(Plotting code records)
--- Begin ---

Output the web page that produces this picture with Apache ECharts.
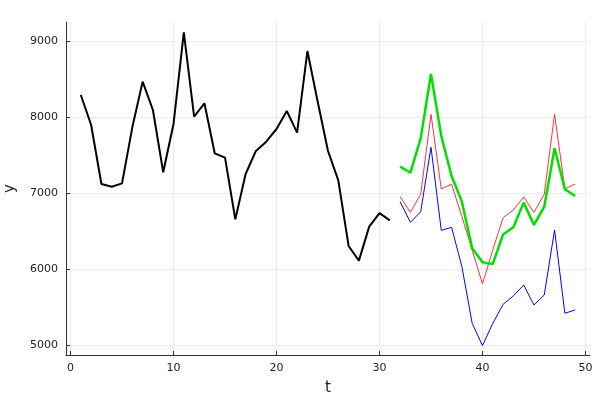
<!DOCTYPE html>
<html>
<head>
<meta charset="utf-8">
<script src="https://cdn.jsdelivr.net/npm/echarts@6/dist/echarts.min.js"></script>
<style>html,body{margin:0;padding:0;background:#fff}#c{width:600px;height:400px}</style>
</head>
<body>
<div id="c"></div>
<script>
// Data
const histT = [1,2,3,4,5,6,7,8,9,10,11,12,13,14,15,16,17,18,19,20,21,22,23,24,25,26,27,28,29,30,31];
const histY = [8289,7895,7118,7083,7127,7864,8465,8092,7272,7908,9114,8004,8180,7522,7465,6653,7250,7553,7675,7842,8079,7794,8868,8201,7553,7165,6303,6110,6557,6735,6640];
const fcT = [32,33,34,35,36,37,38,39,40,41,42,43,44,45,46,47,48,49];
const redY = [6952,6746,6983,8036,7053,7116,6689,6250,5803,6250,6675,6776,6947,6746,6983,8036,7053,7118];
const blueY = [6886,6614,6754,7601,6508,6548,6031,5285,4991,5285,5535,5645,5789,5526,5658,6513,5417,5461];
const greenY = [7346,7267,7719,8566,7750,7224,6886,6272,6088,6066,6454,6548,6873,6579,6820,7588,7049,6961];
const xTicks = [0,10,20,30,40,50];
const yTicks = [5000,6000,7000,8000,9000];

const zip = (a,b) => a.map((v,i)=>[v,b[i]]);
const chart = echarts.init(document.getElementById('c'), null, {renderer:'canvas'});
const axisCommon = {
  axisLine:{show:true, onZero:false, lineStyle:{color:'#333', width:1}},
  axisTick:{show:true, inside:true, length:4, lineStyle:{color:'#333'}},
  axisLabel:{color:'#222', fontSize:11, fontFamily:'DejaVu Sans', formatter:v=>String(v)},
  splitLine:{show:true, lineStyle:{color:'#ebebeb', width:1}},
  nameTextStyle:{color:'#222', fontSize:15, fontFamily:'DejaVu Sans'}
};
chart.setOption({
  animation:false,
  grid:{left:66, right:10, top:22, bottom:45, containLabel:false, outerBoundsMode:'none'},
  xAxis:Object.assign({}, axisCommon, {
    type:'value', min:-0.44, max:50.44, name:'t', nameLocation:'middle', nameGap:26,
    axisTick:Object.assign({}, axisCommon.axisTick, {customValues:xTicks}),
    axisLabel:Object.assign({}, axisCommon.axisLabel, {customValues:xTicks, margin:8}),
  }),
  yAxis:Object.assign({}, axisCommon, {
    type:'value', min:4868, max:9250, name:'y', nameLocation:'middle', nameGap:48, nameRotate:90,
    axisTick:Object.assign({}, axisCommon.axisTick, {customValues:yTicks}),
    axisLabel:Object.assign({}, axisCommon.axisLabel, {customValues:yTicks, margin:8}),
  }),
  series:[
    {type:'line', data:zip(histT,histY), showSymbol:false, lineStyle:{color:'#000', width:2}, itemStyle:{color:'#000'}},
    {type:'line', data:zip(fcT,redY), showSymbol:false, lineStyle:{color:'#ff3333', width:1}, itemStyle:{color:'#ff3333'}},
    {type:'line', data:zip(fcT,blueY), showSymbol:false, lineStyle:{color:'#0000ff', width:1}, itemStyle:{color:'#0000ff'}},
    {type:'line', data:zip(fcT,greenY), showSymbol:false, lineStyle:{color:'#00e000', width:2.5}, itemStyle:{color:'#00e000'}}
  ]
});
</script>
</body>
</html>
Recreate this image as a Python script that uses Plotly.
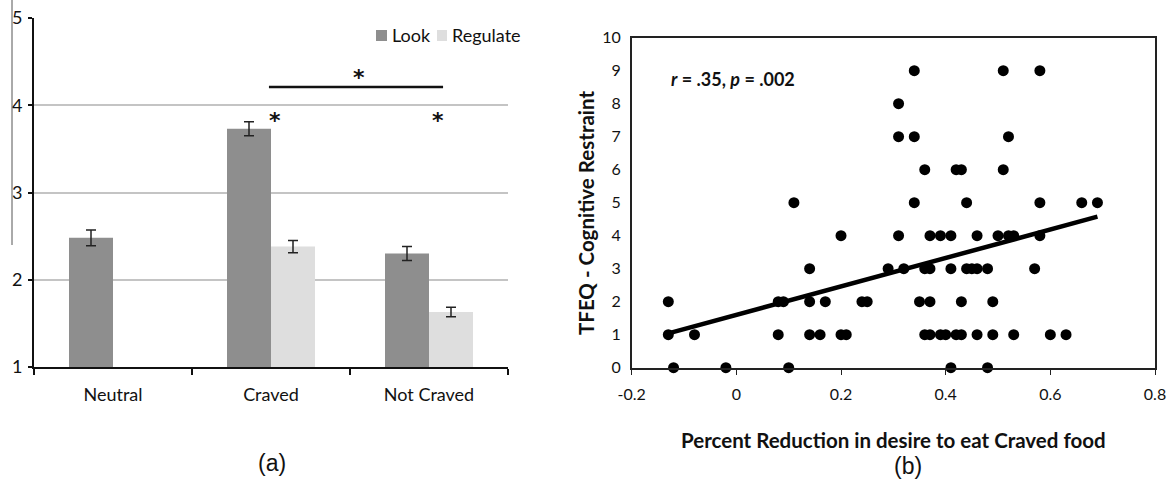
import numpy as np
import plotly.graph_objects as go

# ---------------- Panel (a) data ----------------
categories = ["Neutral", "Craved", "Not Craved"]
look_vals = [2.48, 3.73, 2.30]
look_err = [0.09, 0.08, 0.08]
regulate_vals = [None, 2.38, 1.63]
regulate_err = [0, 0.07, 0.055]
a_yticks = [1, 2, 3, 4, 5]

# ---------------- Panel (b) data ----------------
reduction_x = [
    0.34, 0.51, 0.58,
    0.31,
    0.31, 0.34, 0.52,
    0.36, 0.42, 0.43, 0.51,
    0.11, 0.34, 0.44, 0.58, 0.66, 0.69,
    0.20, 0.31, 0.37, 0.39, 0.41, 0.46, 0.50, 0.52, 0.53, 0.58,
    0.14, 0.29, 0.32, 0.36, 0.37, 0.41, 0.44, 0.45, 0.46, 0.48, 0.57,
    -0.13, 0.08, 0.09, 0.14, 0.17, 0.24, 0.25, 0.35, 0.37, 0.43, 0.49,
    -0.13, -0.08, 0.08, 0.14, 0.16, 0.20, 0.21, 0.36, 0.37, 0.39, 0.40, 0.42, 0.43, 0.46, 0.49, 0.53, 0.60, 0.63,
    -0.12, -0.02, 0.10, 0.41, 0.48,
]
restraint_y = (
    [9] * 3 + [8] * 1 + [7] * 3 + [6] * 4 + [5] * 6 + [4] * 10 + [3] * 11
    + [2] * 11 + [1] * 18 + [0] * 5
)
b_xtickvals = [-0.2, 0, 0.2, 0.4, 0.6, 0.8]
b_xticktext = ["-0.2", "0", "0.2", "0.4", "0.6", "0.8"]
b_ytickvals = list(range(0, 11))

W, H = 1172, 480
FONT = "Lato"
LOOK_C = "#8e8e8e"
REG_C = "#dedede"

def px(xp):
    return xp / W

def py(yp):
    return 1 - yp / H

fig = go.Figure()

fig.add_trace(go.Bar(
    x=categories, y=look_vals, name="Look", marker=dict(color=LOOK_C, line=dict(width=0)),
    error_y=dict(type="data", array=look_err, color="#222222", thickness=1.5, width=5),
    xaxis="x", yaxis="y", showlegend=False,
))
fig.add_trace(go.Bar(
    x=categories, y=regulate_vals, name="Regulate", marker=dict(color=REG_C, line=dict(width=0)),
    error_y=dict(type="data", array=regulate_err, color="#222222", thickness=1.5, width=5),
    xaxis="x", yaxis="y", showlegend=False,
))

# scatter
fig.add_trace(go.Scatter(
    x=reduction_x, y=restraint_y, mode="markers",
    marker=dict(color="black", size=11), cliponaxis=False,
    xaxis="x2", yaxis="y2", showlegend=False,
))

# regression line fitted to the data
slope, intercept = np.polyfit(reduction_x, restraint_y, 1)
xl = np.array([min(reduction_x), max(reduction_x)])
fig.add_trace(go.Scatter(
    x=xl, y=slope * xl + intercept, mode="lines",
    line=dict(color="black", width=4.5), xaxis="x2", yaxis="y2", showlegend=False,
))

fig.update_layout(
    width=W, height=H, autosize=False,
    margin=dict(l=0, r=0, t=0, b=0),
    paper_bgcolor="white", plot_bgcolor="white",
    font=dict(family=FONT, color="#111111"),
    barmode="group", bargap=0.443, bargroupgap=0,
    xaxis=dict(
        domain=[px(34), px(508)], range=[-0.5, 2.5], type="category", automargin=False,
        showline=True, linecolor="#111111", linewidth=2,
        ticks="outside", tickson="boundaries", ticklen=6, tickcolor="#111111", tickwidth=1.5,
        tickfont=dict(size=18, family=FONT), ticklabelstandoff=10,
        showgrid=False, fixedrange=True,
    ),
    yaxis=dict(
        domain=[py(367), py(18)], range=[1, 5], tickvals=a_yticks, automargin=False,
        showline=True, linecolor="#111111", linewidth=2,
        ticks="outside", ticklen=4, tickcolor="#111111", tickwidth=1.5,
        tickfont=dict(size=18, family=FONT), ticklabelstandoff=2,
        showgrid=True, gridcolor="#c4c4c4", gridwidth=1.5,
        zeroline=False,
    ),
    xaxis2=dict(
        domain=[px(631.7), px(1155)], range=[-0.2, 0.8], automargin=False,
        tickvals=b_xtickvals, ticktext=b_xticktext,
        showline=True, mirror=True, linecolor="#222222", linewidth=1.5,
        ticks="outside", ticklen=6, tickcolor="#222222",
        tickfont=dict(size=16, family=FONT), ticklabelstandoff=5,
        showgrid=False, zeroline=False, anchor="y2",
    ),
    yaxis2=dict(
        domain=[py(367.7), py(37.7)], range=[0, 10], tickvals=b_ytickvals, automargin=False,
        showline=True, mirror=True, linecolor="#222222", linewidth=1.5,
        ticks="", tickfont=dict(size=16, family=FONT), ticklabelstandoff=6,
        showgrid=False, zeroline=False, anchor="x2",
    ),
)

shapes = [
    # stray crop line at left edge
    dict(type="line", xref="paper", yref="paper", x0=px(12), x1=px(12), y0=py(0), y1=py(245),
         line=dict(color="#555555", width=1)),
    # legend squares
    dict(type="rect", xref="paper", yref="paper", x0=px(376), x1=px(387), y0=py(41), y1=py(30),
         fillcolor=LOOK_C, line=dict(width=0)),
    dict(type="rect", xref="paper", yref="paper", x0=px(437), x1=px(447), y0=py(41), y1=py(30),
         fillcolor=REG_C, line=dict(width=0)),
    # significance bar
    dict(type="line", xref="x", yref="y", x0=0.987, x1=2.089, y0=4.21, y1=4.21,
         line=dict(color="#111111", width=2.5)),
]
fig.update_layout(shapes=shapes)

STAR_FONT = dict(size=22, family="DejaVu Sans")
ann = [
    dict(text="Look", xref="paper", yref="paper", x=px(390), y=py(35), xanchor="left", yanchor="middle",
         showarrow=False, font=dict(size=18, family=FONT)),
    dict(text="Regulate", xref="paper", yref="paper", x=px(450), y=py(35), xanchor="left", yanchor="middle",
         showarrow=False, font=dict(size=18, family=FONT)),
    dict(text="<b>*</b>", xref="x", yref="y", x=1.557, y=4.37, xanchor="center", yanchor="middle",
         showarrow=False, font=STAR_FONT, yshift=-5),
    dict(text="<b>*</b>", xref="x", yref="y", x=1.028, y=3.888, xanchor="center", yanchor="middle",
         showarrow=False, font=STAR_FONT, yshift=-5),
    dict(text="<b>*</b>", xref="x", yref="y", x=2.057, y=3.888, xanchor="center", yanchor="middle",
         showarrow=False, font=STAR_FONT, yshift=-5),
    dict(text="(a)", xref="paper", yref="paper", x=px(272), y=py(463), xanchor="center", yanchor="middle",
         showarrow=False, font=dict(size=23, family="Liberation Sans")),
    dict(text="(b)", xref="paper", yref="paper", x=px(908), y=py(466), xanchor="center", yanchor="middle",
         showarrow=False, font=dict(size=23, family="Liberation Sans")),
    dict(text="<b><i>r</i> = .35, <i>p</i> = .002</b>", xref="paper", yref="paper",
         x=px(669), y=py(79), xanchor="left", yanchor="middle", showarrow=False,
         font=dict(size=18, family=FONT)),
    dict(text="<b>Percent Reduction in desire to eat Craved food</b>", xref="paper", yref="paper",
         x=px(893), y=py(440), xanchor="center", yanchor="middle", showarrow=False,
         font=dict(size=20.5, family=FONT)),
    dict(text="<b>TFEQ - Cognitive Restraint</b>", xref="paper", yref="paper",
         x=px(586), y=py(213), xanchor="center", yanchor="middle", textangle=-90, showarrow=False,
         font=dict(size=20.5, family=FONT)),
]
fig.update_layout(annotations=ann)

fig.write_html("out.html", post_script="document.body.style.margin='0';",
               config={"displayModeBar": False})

--- End ---

Restate exactly, please, only the lines between the start of the data and the line containing "const yTicks = [5000,6000,7000,8000,9000];", both ends included, skipping the pictures.

**Output for this exercise:**
Output the web page that produces this picture with Apache ECharts.
<!DOCTYPE html>
<html>
<head>
<meta charset="utf-8">
<script src="https://cdn.jsdelivr.net/npm/echarts@6/dist/echarts.min.js"></script>
<style>html,body{margin:0;padding:0;background:#fff}#c{width:600px;height:400px}</style>
</head>
<body>
<div id="c"></div>
<script>
// Data
const histT = [1,2,3,4,5,6,7,8,9,10,11,12,13,14,15,16,17,18,19,20,21,22,23,24,25,26,27,28,29,30,31];
const histY = [8289,7895,7118,7083,7127,7864,8465,8092,7272,7908,9114,8004,8180,7522,7465,6653,7250,7553,7675,7842,8079,7794,8868,8201,7553,7165,6303,6110,6557,6735,6640];
const fcT = [32,33,34,35,36,37,38,39,40,41,42,43,44,45,46,47,48,49];
const redY = [6952,6746,6983,8036,7053,7116,6689,6250,5803,6250,6675,6776,6947,6746,6983,8036,7053,7118];
const blueY = [6886,6614,6754,7601,6508,6548,6031,5285,4991,5285,5535,5645,5789,5526,5658,6513,5417,5461];
const greenY = [7346,7267,7719,8566,7750,7224,6886,6272,6088,6066,6454,6548,6873,6579,6820,7588,7049,6961];
const xTicks = [0,10,20,30,40,50];
const yTicks = [5000,6000,7000,8000,9000];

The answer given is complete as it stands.